--- BEGIN ---
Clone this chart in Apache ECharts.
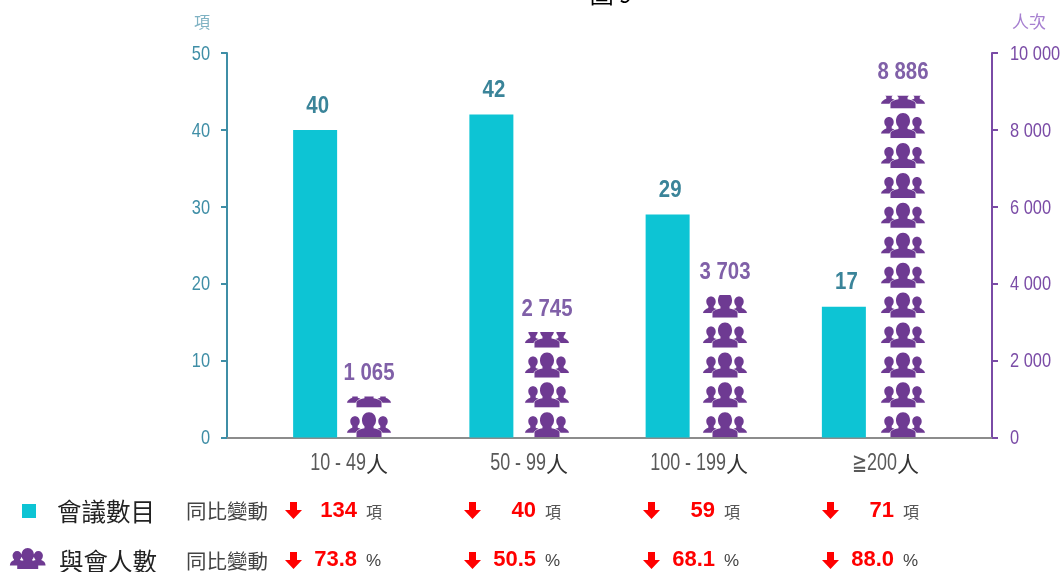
--- END ---
--- BEGIN ---
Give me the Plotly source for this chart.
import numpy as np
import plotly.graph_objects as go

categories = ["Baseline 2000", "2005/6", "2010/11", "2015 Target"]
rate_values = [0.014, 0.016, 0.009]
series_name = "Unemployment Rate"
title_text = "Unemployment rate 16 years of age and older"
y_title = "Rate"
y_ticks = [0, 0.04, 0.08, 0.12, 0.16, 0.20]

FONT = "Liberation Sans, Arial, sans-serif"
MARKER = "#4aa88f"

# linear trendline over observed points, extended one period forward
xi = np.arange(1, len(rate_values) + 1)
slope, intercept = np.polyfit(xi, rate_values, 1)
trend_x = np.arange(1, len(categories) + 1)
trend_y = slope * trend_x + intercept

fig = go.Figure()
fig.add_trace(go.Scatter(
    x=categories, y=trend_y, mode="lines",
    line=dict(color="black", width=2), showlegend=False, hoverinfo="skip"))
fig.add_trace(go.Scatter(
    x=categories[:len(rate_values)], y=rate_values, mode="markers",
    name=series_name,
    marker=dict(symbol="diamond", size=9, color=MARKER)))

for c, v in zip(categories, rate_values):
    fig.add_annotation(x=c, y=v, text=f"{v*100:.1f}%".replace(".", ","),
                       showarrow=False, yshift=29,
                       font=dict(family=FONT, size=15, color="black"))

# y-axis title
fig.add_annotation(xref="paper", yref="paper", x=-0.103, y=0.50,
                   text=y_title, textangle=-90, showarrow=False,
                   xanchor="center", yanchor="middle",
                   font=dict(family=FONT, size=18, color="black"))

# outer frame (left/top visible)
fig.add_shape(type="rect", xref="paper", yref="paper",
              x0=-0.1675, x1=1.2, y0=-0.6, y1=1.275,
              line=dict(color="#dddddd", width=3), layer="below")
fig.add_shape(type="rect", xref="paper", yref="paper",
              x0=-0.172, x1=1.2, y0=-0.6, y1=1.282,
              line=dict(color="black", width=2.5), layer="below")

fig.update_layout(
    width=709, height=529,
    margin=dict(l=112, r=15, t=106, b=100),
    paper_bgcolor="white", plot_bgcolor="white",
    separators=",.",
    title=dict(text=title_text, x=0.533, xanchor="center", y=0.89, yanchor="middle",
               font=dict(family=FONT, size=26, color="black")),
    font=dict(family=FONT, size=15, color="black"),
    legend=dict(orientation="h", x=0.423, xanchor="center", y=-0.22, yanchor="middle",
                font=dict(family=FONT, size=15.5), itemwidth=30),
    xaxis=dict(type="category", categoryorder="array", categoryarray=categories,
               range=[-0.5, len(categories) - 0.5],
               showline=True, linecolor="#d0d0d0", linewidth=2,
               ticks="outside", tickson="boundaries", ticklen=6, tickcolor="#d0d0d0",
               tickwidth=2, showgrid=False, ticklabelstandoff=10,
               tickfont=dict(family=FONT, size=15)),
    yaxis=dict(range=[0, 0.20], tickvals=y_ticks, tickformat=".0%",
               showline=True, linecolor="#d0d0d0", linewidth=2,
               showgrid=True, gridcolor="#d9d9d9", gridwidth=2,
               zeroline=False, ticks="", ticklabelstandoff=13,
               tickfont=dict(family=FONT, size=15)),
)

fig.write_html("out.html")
--- END ---
● Direction
Give again the lines from the one with "Give me the Plotly source for this chart." to the one with "import plotly.graph_objects as go", both lines included, exactly and with no other line.

● Output below
Give me the Plotly source for this chart.
import numpy as np
import plotly.graph_objects as go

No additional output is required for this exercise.